If no such input cases are available (or in addition to such input cases), how does the algorithm perform on simulated data sets for which you know the "truth"? 

### Applications to real data sets

Test the algorithm on the real-world examples in the orignal paper if possible. Try to find at least one other real-world data set not in the original paper and test it on that. Describe and interpret the results.

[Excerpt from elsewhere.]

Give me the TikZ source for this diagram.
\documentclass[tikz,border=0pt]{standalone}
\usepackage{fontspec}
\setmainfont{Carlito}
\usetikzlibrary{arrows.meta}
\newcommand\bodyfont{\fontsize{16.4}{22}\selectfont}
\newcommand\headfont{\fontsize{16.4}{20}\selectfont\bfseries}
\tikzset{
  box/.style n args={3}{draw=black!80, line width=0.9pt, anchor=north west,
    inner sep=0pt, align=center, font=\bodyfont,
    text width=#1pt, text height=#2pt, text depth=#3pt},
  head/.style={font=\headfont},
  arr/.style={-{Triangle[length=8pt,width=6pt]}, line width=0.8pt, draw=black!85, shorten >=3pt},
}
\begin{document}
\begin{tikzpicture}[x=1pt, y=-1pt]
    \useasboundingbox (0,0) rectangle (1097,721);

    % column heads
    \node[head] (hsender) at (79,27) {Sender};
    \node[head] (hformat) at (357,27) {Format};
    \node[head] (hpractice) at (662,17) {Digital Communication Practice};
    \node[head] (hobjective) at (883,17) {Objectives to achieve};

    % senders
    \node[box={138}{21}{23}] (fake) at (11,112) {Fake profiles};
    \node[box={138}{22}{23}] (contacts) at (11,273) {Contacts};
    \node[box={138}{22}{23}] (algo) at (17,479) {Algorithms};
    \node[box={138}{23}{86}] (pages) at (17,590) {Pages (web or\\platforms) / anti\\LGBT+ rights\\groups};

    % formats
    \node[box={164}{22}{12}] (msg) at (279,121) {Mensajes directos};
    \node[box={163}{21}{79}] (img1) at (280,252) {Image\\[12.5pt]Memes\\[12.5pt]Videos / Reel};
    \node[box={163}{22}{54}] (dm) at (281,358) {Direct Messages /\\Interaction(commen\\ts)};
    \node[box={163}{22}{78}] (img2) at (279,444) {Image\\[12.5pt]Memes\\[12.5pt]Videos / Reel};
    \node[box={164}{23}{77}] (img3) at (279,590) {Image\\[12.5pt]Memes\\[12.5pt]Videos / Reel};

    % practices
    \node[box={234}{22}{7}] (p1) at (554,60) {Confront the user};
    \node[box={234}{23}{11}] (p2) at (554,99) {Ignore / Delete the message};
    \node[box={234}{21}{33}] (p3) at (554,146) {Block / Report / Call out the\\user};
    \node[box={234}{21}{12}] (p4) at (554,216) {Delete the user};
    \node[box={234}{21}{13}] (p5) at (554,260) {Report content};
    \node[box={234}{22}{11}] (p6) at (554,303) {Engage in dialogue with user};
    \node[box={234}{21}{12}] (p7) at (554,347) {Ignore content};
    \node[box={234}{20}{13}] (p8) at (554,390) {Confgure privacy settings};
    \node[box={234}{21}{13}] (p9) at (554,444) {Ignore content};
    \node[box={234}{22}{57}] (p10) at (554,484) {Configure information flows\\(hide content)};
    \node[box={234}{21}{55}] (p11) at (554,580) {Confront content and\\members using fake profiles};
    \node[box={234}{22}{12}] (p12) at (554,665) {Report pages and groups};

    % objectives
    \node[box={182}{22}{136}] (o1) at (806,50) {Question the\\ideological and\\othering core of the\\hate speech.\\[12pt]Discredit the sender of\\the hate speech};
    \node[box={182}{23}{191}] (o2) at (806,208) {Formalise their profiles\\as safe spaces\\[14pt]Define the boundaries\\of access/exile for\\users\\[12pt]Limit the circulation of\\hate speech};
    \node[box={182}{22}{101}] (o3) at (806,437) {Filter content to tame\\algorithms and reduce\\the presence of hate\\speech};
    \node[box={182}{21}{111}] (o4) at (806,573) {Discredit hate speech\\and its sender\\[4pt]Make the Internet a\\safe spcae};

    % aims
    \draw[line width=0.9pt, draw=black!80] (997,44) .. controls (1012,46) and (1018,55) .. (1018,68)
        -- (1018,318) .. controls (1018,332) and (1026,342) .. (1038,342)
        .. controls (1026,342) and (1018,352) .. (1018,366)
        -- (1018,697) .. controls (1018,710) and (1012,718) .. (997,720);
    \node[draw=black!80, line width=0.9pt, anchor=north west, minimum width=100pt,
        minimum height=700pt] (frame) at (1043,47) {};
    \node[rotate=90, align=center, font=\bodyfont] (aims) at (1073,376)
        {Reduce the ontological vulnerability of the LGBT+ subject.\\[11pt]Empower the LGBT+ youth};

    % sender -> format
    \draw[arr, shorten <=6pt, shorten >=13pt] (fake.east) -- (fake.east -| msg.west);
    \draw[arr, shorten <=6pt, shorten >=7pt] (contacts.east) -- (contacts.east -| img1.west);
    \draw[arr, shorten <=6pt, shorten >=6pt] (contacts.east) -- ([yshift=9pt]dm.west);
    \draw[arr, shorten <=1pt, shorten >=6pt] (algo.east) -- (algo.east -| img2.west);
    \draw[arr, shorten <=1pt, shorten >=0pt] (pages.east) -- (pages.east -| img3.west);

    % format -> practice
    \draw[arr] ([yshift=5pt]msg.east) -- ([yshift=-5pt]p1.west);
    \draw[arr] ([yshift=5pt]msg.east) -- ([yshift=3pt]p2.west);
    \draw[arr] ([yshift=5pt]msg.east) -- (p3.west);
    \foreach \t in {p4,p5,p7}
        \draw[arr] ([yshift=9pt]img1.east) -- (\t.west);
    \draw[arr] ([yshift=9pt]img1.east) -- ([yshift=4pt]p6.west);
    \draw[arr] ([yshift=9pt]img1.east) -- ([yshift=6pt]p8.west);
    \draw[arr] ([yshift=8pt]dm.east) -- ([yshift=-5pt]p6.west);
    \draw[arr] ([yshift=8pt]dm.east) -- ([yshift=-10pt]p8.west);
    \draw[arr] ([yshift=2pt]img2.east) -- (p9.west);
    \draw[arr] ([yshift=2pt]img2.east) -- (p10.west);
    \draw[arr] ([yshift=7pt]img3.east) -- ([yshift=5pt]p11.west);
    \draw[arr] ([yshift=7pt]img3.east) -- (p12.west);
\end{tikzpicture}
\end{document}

### Comparative analysis with competing algorihtms

Find two other algorihtms that addresss a similar problem. Perform a comparison - for example, of accurary or speed. You can use native libraires of the other algorithms - you do not need to code them yourself. Comment on your observations. 

### Discussion/conclusion

Your thoughts on the algorithm. Does it fulfill a particular need? How could it be generalized to other problem domains? What are its limiations and how could it be improved further?

### References/bibliography

Make sure you cite your sources.

## Code

The code should be in a public GitHub repository with:

1. A README file
2. An open source license
3. Source code
4. Test code
5. Examples
6. A reproducible report

The package should be downloadable and installable with `python setup.py install`, or even posted to PyPI adn installable with `pip install package`.


## Rubric

Each item is worth 10 points, but some sections will give up to 10 bonus points if done really well. Note that the "difficulty factor" of the chosen algorithm will be factored into the grading. 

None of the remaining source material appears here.